In Tomorrow Land, Morton extends his comical and critical examination of utopian architecture by transforming Le Corbusier’s designs for Chandigarh, India into a futuristic virtual theme park, derived from Crichton’s Westworld. This unlikely merger is represented in a model and four digital prints created with 3D modelling software. In Medieval World Le Corbusier’s Palace of Assembly becomes a medieval castle replete with pooling blood in the moat. West World depicts the Secretariat building merged with an old timber fort from the Wild West, smoke rising from within. Roman World shows the High Court, framed by a Roman colonnade and pediment, littered with overturned, crashed chariots. In Tomorrow Land bones lie scattered beneath the Open Hand monument, which points to a deserted Tomorrow Land. The model, Park Towers Westworld, is central to these images and converts Le Corbusier’s Tower of Shadows at Chandigarh into a car park for the attractions of the ‘theme park’.

Australian Commissioner and exhibition curator Stuart Koop said: ‘In Tomorrow Land the grand schemes and high ideals of civic leaders and town planners at Chandigarh are modified in line with a B-grade sci-fi thriller, and the ideal future as it appeared to many in the late 1950s, now lies in embattled ruins in Morton’s work.’

‘It seems fitting that Morton has created this work for the Triennale, considering he grew up with a large photo of the interior of Le Corbusier’s Palace of Assembly in his house as a kid. It may account for his ambivalence toward its idealism,’ Koop added.

For over 10 years, Morton has been creating architectural models that set familiar buildings from architectural history against their original idealised purposes. In earlier works that reference famous architecture, Mies van der Rohe’s Farnsworth House has been combined with a convenience store, the Eames’ House combined with a hardware store and Alvar Aalto’s Berlin apartments have been transformed into a Best Western resort hotel.

‘The work provides a context in which to consider Australia, India and myriad other places where architectural styles have been applied in the name of progress and improvement. Morton’s alternative proposals for these buildings suggests an underlying economic imperative for architecture, but also reflects the local, lived experience of this influence,’ suggests Koop.
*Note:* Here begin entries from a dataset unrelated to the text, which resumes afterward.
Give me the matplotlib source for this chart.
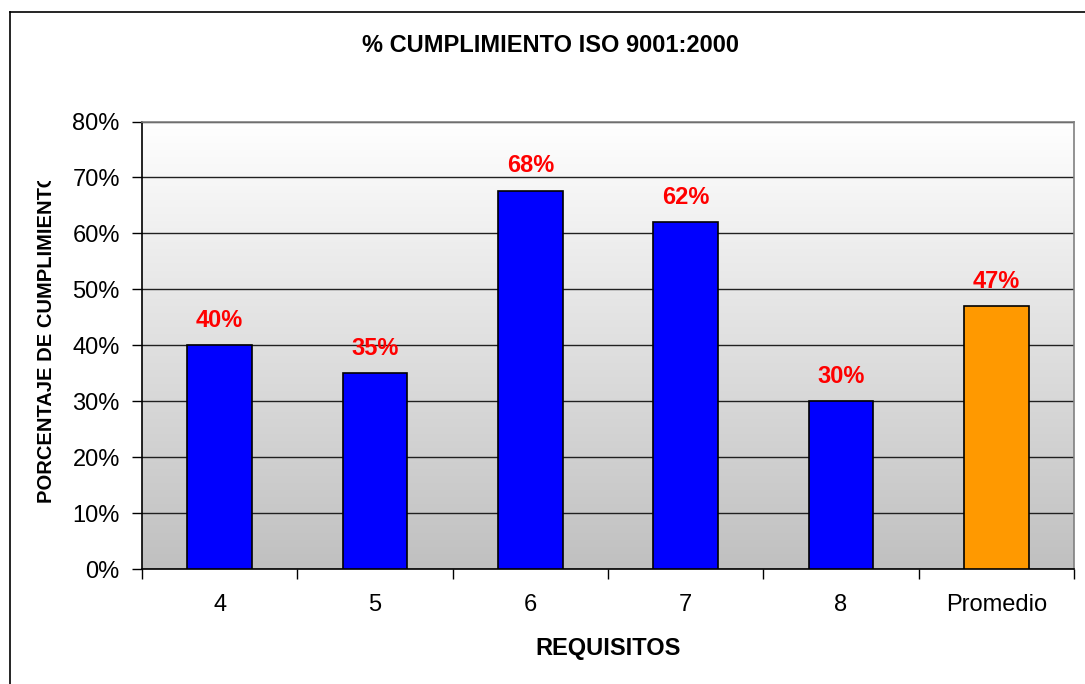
import numpy as np
import matplotlib
matplotlib.use("Agg")
import matplotlib.pyplot as plt
from matplotlib.transforms import Bbox, TransformedBbox
from matplotlib.lines import Line2D

plt.rcParams['font.family'] = ['Liberation Sans', 'DejaVu Sans']

# data
categories = ['4', '5', '6', '7', '8', 'Promedio']
cumplimiento = [0.40, 0.35, 0.676, 0.62, 0.30, 0.47]
bar_colors = ['#0000FF', '#0000FF', '#0000FF', '#0000FF', '#0000FF', '#FF9900']
y_ticks = [0, 0.1, 0.2, 0.3, 0.4, 0.5, 0.6, 0.7, 0.8]

W, H = 1085, 684
fig = plt.figure(figsize=(W / 100, H / 100), dpi=100)
fig.patch.set_facecolor('white')

ax = fig.add_axes([142 / W, 1 - 569 / H, (1074 - 142) / W, (569 - 121.5) / H])
x = np.arange(len(categories))

# gradient background (white -> silver)
grad = np.linspace(1.0, 0.0, 256).reshape(-1, 1)
ax.imshow(grad, extent=[-0.5, len(categories) - 0.5, 0, 0.8], aspect='auto',
          cmap=matplotlib.colors.LinearSegmentedColormap.from_list('g', ['#C0C0C0', '#FFFFFF']),
          zorder=0, origin='upper')

ax.bar(x, cumplimiento, width=0.415, color=bar_colors, edgecolor='black',
       linewidth=1.2, zorder=3)

for xi, v in zip(x, cumplimiento):
    ax.annotate(f"{v:.0%}", (xi, v), xytext=(0, 18), textcoords='offset points',
                ha='center', va='center', color='#FF0000', fontsize=17,
                fontweight='bold', zorder=4)

ax.set_xlim(-0.5, len(categories) - 0.5)
ax.set_ylim(0, 0.8)
ax.set_yticks(y_ticks)
ax.set_yticklabels([f"{t:.0%}" for t in y_ticks], fontsize=17)
ax.yaxis.grid(True, color='#202020', linewidth=1.0, zorder=1)
ax.set_axisbelow(True)

ax.set_xticks(x)
ax.set_xticklabels(categories, fontsize=17)
ax.set_xticks(np.arange(len(categories) + 1) - 0.5, minor=True)
ax.tick_params(axis='x', which='major', length=0, pad=18)
ax.tick_params(axis='x', which='minor', length=7, width=1, direction='out', color='black')
ax.tick_params(axis='y', length=7, width=1, direction='out', pad=9)

ax.spines['top'].set_color('#808080')
ax.spines['right'].set_color('#808080')
ax.spines['left'].set_color('black')
ax.spines['bottom'].set_color('black')
for s in ax.spines.values():
    s.set_linewidth(1.2)

fig.text(551 / W, 1 - 45 / H, "% CUMPLIMIENTO ISO 9001:2000", ha='center', va='center',
         fontsize=17, fontweight='bold')
fig.text(608 / W, 1 - 648 / H, "REQUISITOS", ha='center', va='center',
         fontsize=17, fontweight='bold')

ylab = fig.text(47 / W, 1 - 503 / H, "PORCENTAJE DE CUMPLIMIENTO", rotation=90,
                ha='center', va='bottom', fontsize=14.5, fontweight='bold')
ylab.set_clip_box(TransformedBbox(Bbox([[0, 0], [1, 1 - 181 / H]]), fig.transFigure))
ylab.set_clip_on(True)

# chart frame (left and top edge visible)
fig.add_artist(Line2D([10 / W, 10 / W], [0, 1 - 12 / H], transform=fig.transFigure,
                      color='black', linewidth=1.2))
fig.add_artist(Line2D([10 / W, 1], [1 - 12 / H, 1 - 12 / H], transform=fig.transFigure,
                      color='black', linewidth=1.2))

fig.savefig("out.png", dpi=100)
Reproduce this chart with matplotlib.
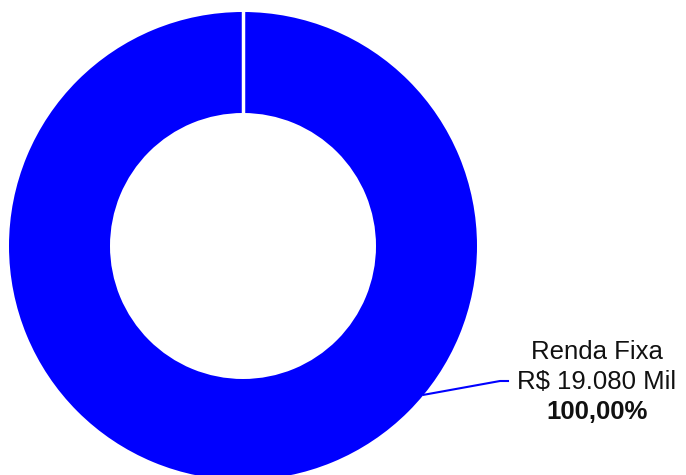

Morton’s work has been shown widely in Australia, America and Europe, including solo shows at the Santa Monica Museum of Art, Los Angeles (1999), Tommy Lund Gallery, Copenhagen (2000), Roslyn Oxley9 Gallery, Sydney (2001), Karyn Lovegrove Gallery, Los Angeles (2002), Anna Schwartz Gallery, Melbourne (2002), Museum of Contemporary Art in Sydney (2003), and Gimpel Fils, London (2004).

Karilyn Brown, Executive Director, Audience and Market Development Australia Council says: ‘The Australia Council is delighted to present Morton’s imaginative and powerful work. This exhibition is a major international commitment, and together with a range of other international visual arts events, like the Venice Biennale, we are taking Australia’s leading visual artists to the world’.

The Australia Council has supported participation by Australian artists in every Triennale since 1971 and was last represented in 2001 by Eugene Carchesio. Previous artists include Simeon Nelson (1997), Peter Atkins (1994), Gareth Sansom (1990), Marion Borgelt and Jenny Watson (1986), Fred Cress (1983) and Robert Hunter (1971).This exhibition is administered by Asialink and supported by the Australia Council–the Australian Government’s arts funding and advisory body, Arts Victoria, the Australia-India Council and the Australian High Commission, New Delhi.